Big Labor morphs into predatory bankers

With collections from union dues declining, how is Big Labor finding the resources to spend so heavily in elections like the one last night in Wisconsin? According to Peter Schweizer, they are doing it in part by acting like banks:

Big unions are morphing into the kinds of big businesses and banks they decry, hawking to their members everything from high interest credit cards to home loans. . . .

Consider, for example, the “SEIU New Rewards Visa Card” and the AFL-CIO “Union Plus” card. With each new enrollment and subsequent swipe of the card, the union bags a fee and a percentage respectively.
This turns into huge money: In FY2011, according to its LM-2 filing with the Department of Labor, the AFL-CIO received approximately $28,163,266.00 from credit card revenue.

Given the labor movement’s high-wattage rhetoric against the big banks, issuing credit cards to union members seems like an odd revenue source for Big Labor to pursue.

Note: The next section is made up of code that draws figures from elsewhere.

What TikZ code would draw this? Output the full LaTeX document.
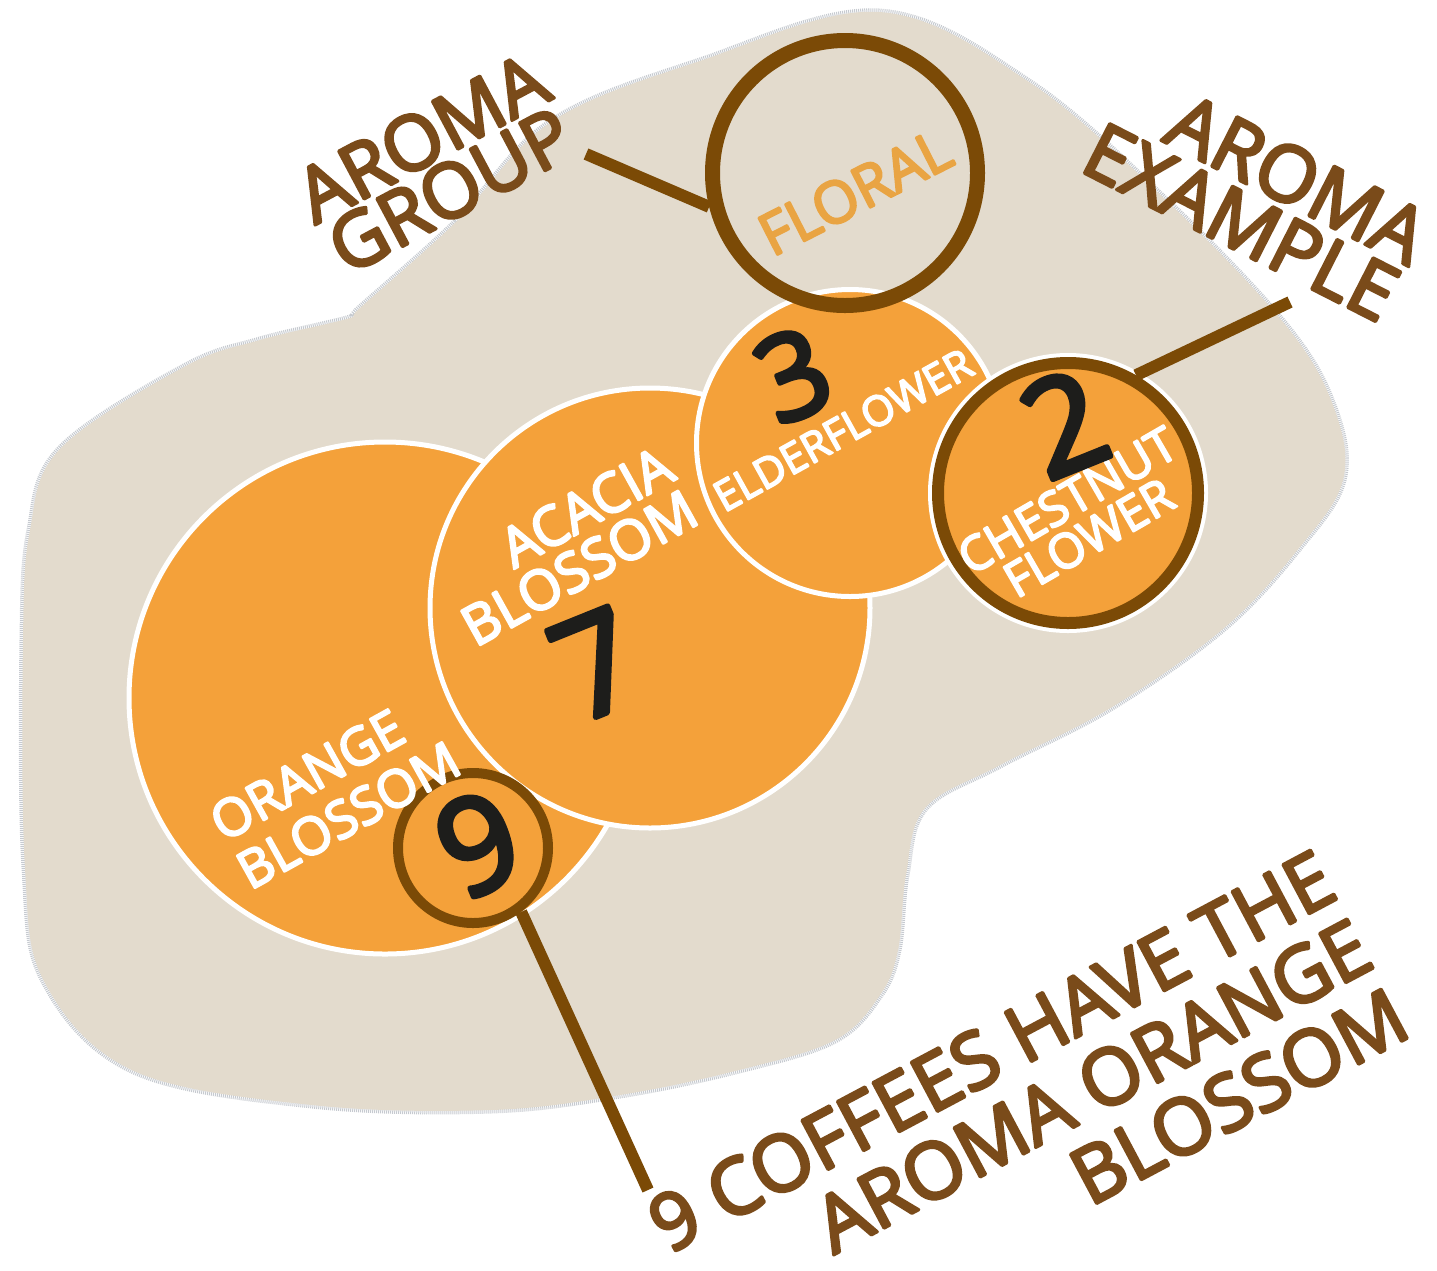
\documentclass[tikz,border=0pt]{standalone}
\usepackage{fontspec}
\setmainfont{Open Sans}[BoldFont = {Open Sans}, BoldFeatures = {FakeBold = 4}]
\usepackage{tikz}

\definecolor{sandbg}{HTML}{E3DBCD}
\definecolor{shadowgrey}{HTML}{C6CAD0}
\definecolor{blossom}{HTML}{F4A13A}
\definecolor{ringbrown}{HTML}{7B4A06}
\definecolor{labelbrown}{HTML}{7A4B1A}
\definecolor{floraltext}{HTML}{E9A443}
\definecolor{digitblack}{HTML}{1D1D1B}

\begin{document}
\begin{tikzpicture}[
        x = 1pt, y = -1pt, % one unit = one pixel of the reference
        line join = round
        ]

    \tikzset{
        sandblob/.style = {fill = sandbg, preaction = {draw = shadowgrey, line width = 7pt, dash pattern = on 1pt off 1pt}},
        bubble/.style = {circle, draw = white, line width = 5pt, fill = blossom, inner sep = 0pt},
        ring/.style = {circle, draw = ringbrown, line width = 14pt, inner sep = 0pt},
        leader/.style = {draw = ringbrown, line width = 12pt},
        caption/.style = {text = labelbrown, inner sep = 0pt},
        flowername/.style = {text = white, inner sep = 0pt},
        count/.style = {text = digitblack, inner sep = 0pt, rotate = 22}
        }

    \useasboundingbox (0,0) rectangle (1437,1270);

    % background patch
    \path[sandblob] plot[smooth cycle, tension = 0.6] coordinates {
        (360,308) (456,222) (551,122) (700,61) (879,12) (1029,82) (1170,204)
        (1287,327) (1334,408) (1343,480) (1299,548) (1224,628) (1112,707)
        (1000,765) (925,808) (906,875) (898,950) (880,995) (835,1040) (739,1070)
        (620,1095) (491,1110) (312,1105) (134,1071) (45,983) (25,868) (23,640)
        (30,530) (60,449) (184,367) (260,340) (350,318)};

    % aroma circles
    \node[bubble, minimum size = 512pt] (orange) at (385,698) {};
    \node[bubble, minimum size = 440pt] (acacia) at (650,608) {};
    \node[bubble, minimum size = 307pt] (elder) at (850,443) {};
    \node[ring, line width = 15pt, minimum size = 265pt] (floral) at (845,173) {};
    \node[ring, fill = blossom, line width = 12pt, minimum size = 260pt,
        preaction = {draw = white, line width = 20pt}] (chestnut) at (1068,493) {};
    \node[ring, fill = blossom, line width = 10pt, minimum size = 150pt] (nine) at (473,848) {};

    % leaders
    \coordinate (grouptip) at (586,154);
    \coordinate (exampletip) at (1290,302);
    \coordinate (ninetip) at (648,1190);
    \path[leader] (grouptip) -- (floral.194);
    \path[leader] (exampletip) -- (chestnut.60);
    \path[leader] (nine.307) -- (ninetip);

    % texts
    \node[caption, rotate = 28, align = center, font = \fontsize{76}{60}\selectfont\bfseries] (grouplabel) at (436,164) {AROMA\\GROUP};
    \node[caption, rotate = -27, align = right, font = \fontsize{78}{64}\selectfont\bfseries] (examplelabel) at (1256,193) {AROMA\\EXAMPLE};
    \node[caption, rotate = 28, align = right, font = \fontsize{78}{78}\selectfont\bfseries] (notelabel) at (1028,1120) {9 COFFEES HAVE THE\\AROMA ORANGE\\BLOSSOM};
    \node[text = floraltext, inner sep = 0pt, rotate = 27, font = \fontsize{58}{58}\selectfont\bfseries] (florallabel) at (855,192) {FLORAL};

    \node[flowername, rotate = 29, align = left, font = \fontsize{52}{55}\selectfont\bfseries] (orangelabel) at (335,791) {ORANGE\\BLOSSOM};
    \node[flowername, rotate = 29, align = right, font = \fontsize{55}{50}\selectfont\bfseries] (acacialabel) at (567,546) {ACACIA\\BLOSSOM};
    \node[flowername, rotate = 29, font = \fontsize{42}{42}\selectfont\bfseries] (elderlabel) at (843,430) {ELDERFLOWER};
    \node[flowername, rotate = 30, align = center, font = \fontsize{48}{43}\selectfont\bfseries] (chestnutlabel) at (1078,519) {CHESTNUT\\FLOWER};

    \node[count, font = \fontsize{118}{118}\selectfont\bfseries] (elderno) at (793,375) {3};
    \node[count, font = \fontsize{138}{138}\selectfont\bfseries] (acaciano) at (596,664) {7};
    \node[count, font = \fontsize{133}{133}\selectfont\bfseries] (chestnutno) at (1064,423) {2};
    \node[count, font = \fontsize{132}{132}\selectfont\bfseries] (orangeno) at (478,844) {9};

\end{tikzpicture}
\end{document}
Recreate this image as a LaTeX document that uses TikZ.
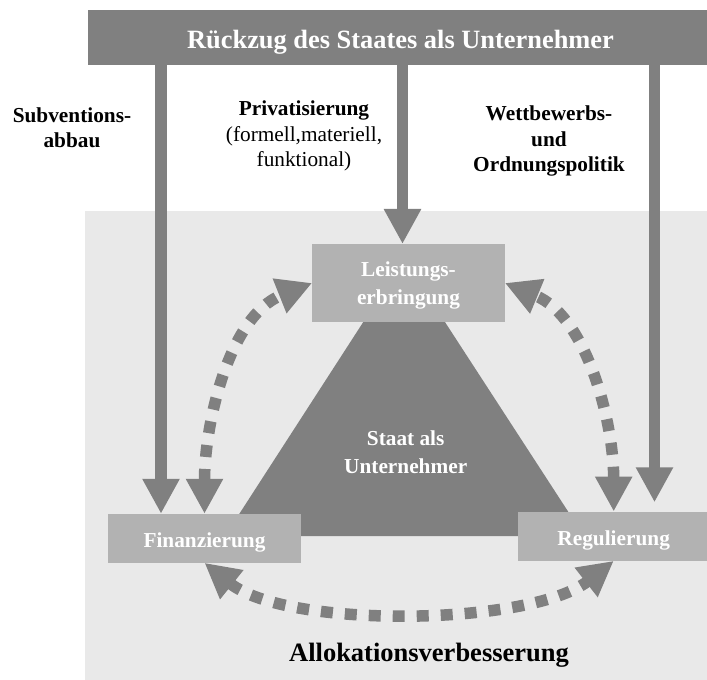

But maybe unions like the SEIU are giving their members breaks. Not so, says Schweizer; they are just as “greedy” as their private sector counterparts:

Both the AFL-CIO and SEIU try to give their members the impression that their cards are superior to others on the market, but they’re not. The SEIU, for example, offers an introductory rate of 12.24% APR to 22.24%, which is consistent with the industry standards the union have labeled “predatory.” The SEIU card boasts that it doesn’t charge a late fee. But union members should read the fine print; if they miss a payment, their rate skyrockets to 27.99%.

Nerdwallet, which Money magazine calls the “Best Credit Card Site” on the web, compares the value of more than 1,000 credit cards. They thrashed the Union Plus card’s slick advertising and complex fine print.

Worse, Nerdwallet points out that many of the card’s so-called benefits are already available by virtue of union membership. “We are appalled at the popularity of the Union Plus Credit Card,” says Nerdwallet. “Avoid the Union Plus Credit Card.”

Most amazing of all is Big Labor’s approach to home mortgages. The AFL-CIO says it has led an estimated 200 protests against Chase and other lenders. The SEIU’s website declares: “Chase hurts everybody. They’re making a profit by lending taxpayers their own money.”

But the AFL-CIO and SEIU hawk “Union Plus” mortgages to their members. And, according to Schweizer, if you use the Union Plus mortgage program, the unions direct you to Chase, with the unions receiving a fee. So far, in fact, the Union Plus mortgage program has directed more than 80,000 mortgages to Chase.

Schweizer’s conclusion is spot on:

All this means that AFL-CIO and SEIU members have themselves become enormous profit centers for the union bosses who control them. When the banks do it, it’s called Wall Street greed at its worst. When the Big Labor does it, it’s simply working the union way.